**DIRECTIONS FOR THIS TASK**
Your answer should consist solely of the lines from the one with "What seaborn and" through the one with "78, 115, 142, 147, 148, 145, 143]", copied exactly, endpoints included.

Start of RECORDS FOR THIS EXERCISE

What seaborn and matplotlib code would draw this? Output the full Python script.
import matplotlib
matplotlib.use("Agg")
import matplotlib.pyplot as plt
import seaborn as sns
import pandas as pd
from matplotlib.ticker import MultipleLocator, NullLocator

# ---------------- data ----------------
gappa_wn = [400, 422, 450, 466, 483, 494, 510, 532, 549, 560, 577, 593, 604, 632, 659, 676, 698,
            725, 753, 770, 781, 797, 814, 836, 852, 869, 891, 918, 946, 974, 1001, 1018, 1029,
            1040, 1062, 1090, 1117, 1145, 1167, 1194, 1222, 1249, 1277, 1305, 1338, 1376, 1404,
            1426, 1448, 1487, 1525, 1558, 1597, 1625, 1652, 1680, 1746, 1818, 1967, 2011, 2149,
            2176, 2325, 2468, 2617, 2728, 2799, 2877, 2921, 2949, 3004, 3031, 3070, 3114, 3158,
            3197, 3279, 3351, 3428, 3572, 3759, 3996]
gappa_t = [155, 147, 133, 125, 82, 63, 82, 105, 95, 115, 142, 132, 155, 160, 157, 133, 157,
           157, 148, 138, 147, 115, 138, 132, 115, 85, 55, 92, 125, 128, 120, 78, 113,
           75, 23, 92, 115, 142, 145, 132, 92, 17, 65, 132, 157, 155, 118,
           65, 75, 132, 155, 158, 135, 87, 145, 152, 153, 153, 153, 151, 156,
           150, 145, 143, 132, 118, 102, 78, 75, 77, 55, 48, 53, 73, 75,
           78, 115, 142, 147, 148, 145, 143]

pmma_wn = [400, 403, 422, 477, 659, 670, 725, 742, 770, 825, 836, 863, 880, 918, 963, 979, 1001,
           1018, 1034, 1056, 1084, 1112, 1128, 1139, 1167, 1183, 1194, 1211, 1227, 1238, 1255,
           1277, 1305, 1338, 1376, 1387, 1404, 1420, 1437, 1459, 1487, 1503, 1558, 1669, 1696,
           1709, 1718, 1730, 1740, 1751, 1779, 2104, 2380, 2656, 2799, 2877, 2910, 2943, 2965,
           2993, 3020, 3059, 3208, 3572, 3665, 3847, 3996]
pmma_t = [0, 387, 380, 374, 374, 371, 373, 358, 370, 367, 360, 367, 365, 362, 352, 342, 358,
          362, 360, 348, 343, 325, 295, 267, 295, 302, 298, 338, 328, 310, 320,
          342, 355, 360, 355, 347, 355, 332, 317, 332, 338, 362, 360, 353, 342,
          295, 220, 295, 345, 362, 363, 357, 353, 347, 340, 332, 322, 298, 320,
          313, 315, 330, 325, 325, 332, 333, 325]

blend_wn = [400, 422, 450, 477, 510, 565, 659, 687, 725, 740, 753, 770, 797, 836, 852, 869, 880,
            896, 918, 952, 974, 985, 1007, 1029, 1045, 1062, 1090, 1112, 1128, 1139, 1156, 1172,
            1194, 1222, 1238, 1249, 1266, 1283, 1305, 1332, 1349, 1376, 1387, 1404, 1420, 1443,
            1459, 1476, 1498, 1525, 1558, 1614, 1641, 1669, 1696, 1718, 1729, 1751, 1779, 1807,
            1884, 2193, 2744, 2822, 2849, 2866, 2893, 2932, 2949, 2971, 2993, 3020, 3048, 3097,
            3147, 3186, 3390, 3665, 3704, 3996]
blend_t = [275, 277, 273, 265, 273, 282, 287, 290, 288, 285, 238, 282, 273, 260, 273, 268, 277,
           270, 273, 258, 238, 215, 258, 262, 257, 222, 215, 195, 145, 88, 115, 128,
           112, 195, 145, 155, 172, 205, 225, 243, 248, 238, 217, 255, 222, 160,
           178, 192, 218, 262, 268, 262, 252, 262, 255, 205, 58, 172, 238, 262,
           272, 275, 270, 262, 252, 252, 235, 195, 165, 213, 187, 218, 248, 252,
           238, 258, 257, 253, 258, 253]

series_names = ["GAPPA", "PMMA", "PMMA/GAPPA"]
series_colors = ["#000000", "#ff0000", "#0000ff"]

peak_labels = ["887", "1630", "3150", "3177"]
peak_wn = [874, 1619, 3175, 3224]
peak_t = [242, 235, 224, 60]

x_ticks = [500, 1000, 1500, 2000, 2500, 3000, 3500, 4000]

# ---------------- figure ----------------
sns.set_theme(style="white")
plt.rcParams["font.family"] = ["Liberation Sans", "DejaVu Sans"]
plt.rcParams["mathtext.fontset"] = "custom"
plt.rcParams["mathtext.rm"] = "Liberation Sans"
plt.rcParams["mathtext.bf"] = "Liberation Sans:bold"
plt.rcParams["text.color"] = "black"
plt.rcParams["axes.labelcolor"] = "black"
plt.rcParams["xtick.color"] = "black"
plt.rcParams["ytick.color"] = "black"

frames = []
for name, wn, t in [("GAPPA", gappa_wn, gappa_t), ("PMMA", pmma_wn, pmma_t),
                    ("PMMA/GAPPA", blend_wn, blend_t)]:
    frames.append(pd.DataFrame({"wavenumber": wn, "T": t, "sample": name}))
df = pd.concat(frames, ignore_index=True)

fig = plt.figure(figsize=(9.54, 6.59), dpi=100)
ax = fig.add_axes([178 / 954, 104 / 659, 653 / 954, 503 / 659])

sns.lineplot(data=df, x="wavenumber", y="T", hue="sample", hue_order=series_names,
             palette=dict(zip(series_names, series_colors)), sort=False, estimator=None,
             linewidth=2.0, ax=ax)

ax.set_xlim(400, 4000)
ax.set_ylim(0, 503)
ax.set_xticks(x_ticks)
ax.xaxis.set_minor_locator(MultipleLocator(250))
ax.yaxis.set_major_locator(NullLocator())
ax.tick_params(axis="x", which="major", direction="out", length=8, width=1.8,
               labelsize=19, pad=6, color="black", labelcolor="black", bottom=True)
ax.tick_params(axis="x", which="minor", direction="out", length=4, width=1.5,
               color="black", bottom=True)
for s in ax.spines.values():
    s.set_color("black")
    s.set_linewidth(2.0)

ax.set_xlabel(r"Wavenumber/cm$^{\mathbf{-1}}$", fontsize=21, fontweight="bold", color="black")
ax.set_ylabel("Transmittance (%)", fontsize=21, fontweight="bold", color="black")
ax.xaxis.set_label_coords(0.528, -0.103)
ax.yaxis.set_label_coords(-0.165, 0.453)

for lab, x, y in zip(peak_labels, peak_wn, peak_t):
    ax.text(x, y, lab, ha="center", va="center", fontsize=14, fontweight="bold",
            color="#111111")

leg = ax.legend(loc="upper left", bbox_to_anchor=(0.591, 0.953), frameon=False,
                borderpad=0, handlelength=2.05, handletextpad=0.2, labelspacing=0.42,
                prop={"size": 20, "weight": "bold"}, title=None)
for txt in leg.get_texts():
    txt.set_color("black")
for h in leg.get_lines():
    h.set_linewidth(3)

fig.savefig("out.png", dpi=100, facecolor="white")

End of RECORDS FOR THIS EXERCISE
Start of RECORDS FOR THIS EXERCISE

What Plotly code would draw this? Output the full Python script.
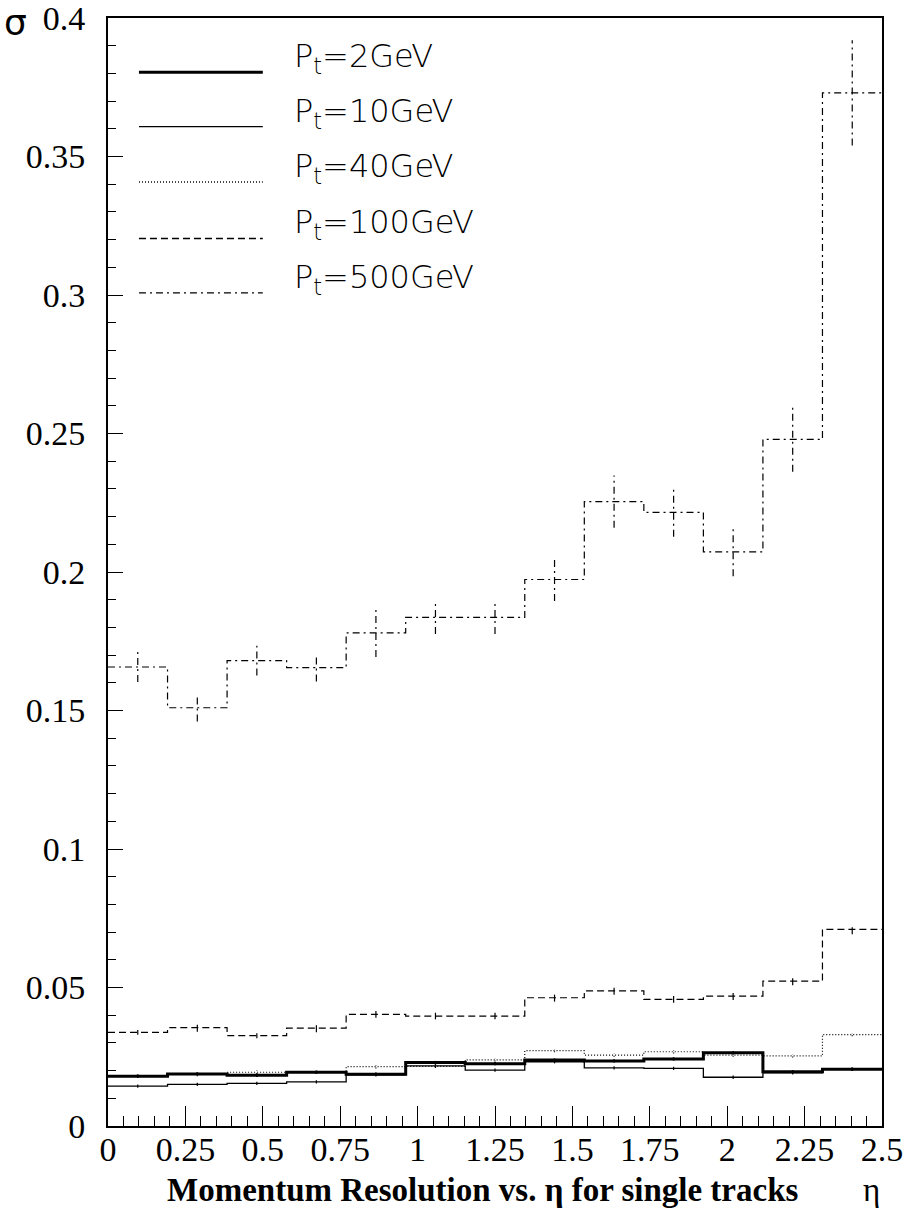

End of RECORDS FOR THIS EXERCISE
Start of RECORDS FOR THIS EXERCISE

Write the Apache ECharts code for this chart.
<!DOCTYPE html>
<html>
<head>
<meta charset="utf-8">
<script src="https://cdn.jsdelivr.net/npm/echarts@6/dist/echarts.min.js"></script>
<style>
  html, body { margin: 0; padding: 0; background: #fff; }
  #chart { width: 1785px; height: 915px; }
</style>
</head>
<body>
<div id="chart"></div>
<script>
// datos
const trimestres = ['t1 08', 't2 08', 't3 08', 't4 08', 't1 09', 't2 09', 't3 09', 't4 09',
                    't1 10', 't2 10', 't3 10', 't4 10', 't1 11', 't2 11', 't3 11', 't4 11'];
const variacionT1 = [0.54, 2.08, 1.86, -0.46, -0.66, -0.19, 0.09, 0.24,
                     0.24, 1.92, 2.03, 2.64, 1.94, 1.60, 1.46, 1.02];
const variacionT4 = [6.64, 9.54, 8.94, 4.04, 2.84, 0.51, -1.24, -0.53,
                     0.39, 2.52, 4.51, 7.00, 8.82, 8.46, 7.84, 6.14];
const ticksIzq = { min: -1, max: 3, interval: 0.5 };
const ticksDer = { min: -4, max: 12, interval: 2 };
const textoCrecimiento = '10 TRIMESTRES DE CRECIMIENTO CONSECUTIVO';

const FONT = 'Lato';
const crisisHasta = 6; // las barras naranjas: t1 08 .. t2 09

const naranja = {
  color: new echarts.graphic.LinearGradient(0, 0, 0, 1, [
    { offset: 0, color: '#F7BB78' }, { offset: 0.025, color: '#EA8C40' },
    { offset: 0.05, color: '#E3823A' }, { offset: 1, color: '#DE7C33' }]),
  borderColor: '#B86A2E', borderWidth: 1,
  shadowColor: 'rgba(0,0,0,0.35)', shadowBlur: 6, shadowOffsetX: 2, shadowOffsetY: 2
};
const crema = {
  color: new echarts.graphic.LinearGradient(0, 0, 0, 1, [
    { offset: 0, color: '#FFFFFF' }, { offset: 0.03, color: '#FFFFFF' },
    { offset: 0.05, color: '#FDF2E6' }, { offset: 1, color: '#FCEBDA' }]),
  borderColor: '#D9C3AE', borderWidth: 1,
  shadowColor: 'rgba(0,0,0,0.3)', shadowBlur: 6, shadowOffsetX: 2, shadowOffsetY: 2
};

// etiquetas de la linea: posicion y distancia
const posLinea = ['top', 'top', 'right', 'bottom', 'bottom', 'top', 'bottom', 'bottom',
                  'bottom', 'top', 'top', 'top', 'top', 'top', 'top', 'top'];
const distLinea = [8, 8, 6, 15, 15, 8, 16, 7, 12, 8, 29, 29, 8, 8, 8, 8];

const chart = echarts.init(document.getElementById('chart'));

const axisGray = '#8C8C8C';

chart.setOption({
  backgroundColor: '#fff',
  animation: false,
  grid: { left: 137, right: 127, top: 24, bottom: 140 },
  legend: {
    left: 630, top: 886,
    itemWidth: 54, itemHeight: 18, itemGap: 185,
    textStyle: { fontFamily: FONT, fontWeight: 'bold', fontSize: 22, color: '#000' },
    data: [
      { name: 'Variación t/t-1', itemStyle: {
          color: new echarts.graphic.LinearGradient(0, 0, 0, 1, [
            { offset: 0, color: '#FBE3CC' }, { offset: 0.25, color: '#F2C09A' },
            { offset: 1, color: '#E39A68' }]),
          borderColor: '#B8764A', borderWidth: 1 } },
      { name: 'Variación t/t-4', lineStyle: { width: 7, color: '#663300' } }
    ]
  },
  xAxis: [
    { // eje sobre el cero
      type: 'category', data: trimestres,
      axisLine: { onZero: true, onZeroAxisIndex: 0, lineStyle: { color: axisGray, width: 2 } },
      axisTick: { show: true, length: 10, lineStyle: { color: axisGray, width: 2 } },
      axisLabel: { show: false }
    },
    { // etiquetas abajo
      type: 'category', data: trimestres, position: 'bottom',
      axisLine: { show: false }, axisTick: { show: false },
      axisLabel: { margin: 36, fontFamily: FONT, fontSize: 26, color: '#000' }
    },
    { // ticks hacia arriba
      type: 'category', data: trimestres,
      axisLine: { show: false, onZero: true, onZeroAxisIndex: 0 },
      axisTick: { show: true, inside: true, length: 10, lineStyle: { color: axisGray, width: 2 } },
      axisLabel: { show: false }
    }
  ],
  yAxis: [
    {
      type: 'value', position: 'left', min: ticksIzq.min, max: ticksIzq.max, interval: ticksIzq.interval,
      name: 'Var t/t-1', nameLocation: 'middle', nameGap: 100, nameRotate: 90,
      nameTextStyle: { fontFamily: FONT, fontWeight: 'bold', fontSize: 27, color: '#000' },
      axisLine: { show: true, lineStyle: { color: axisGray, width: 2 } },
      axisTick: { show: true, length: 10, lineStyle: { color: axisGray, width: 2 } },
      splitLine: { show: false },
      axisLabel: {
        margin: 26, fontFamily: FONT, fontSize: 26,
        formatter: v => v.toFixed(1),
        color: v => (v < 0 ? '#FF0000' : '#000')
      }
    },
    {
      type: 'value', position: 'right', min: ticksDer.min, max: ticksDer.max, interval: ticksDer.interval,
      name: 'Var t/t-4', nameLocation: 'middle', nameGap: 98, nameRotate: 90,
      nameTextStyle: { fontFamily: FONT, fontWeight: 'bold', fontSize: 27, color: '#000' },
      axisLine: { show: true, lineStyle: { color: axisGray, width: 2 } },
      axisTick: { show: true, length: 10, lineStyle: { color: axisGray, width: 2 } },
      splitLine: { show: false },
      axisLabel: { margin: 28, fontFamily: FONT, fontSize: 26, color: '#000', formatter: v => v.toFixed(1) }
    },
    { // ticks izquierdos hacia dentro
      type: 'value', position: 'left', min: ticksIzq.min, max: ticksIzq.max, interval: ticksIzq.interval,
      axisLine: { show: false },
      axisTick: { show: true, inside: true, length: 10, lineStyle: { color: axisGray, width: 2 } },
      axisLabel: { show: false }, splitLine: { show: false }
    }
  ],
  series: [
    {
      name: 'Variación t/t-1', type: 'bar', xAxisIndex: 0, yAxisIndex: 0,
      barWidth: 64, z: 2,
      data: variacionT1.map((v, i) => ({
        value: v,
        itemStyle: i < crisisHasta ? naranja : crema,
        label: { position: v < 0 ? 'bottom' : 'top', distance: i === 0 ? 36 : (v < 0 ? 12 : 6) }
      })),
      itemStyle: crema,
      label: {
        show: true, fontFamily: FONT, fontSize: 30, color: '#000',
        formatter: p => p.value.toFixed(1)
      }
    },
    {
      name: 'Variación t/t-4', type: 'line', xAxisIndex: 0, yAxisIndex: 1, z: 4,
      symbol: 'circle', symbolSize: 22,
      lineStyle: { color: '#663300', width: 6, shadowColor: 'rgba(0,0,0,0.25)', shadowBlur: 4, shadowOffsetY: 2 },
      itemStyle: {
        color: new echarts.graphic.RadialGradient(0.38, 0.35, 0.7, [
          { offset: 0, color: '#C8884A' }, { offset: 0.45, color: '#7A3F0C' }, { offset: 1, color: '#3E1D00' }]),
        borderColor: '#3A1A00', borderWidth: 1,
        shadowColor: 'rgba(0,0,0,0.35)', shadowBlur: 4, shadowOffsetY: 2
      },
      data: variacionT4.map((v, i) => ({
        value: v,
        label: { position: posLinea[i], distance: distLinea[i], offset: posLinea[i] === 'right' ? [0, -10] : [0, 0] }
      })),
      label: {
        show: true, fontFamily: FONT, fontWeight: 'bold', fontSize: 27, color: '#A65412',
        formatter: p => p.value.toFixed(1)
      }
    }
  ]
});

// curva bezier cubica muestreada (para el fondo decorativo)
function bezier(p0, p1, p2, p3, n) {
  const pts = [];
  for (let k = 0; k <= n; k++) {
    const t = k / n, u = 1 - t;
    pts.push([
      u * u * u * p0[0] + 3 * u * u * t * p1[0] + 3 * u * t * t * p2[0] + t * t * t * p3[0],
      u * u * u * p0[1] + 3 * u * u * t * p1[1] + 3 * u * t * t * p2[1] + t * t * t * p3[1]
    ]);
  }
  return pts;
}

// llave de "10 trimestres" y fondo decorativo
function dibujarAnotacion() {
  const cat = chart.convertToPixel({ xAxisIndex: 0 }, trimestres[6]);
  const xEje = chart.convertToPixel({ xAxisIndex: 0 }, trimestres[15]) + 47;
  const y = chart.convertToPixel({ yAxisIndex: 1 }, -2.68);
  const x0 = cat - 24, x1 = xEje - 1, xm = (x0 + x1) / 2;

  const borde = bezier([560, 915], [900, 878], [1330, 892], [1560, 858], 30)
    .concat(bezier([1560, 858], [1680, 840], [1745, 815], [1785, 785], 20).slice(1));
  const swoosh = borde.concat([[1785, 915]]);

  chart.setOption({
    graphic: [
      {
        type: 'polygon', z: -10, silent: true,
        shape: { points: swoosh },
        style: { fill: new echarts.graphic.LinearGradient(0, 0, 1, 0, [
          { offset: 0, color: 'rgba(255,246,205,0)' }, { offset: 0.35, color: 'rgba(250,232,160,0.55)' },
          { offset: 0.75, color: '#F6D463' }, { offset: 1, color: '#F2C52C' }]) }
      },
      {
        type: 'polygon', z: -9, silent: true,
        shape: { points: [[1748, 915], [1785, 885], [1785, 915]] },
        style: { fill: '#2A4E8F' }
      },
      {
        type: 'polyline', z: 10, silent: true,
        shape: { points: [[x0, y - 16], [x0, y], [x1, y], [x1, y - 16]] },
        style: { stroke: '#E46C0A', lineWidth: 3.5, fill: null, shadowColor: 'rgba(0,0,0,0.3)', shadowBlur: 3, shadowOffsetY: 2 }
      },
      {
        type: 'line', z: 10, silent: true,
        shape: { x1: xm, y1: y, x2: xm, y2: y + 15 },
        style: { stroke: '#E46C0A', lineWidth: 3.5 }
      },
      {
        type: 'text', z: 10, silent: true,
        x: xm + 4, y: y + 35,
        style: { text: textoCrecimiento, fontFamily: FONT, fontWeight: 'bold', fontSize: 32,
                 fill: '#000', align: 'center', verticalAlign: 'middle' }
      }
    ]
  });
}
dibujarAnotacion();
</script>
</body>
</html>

End of RECORDS FOR THIS EXERCISE

**ANSWER TO THE TASK**
What seaborn and matplotlib code would draw this? Output the full Python script.
import matplotlib
matplotlib.use("Agg")
import matplotlib.pyplot as plt
import seaborn as sns
import pandas as pd
from matplotlib.ticker import MultipleLocator, NullLocator

# ---------------- data ----------------
gappa_wn = [400, 422, 450, 466, 483, 494, 510, 532, 549, 560, 577, 593, 604, 632, 659, 676, 698,
            725, 753, 770, 781, 797, 814, 836, 852, 869, 891, 918, 946, 974, 1001, 1018, 1029,
            1040, 1062, 1090, 1117, 1145, 1167, 1194, 1222, 1249, 1277, 1305, 1338, 1376, 1404,
            1426, 1448, 1487, 1525, 1558, 1597, 1625, 1652, 1680, 1746, 1818, 1967, 2011, 2149,
            2176, 2325, 2468, 2617, 2728, 2799, 2877, 2921, 2949, 3004, 3031, 3070, 3114, 3158,
            3197, 3279, 3351, 3428, 3572, 3759, 3996]
gappa_t = [155, 147, 133, 125, 82, 63, 82, 105, 95, 115, 142, 132, 155, 160, 157, 133, 157,
           157, 148, 138, 147, 115, 138, 132, 115, 85, 55, 92, 125, 128, 120, 78, 113,
           75, 23, 92, 115, 142, 145, 132, 92, 17, 65, 132, 157, 155, 118,
           65, 75, 132, 155, 158, 135, 87, 145, 152, 153, 153, 153, 151, 156,
           150, 145, 143, 132, 118, 102, 78, 75, 77, 55, 48, 53, 73, 75,
           78, 115, 142, 147, 148, 145, 143]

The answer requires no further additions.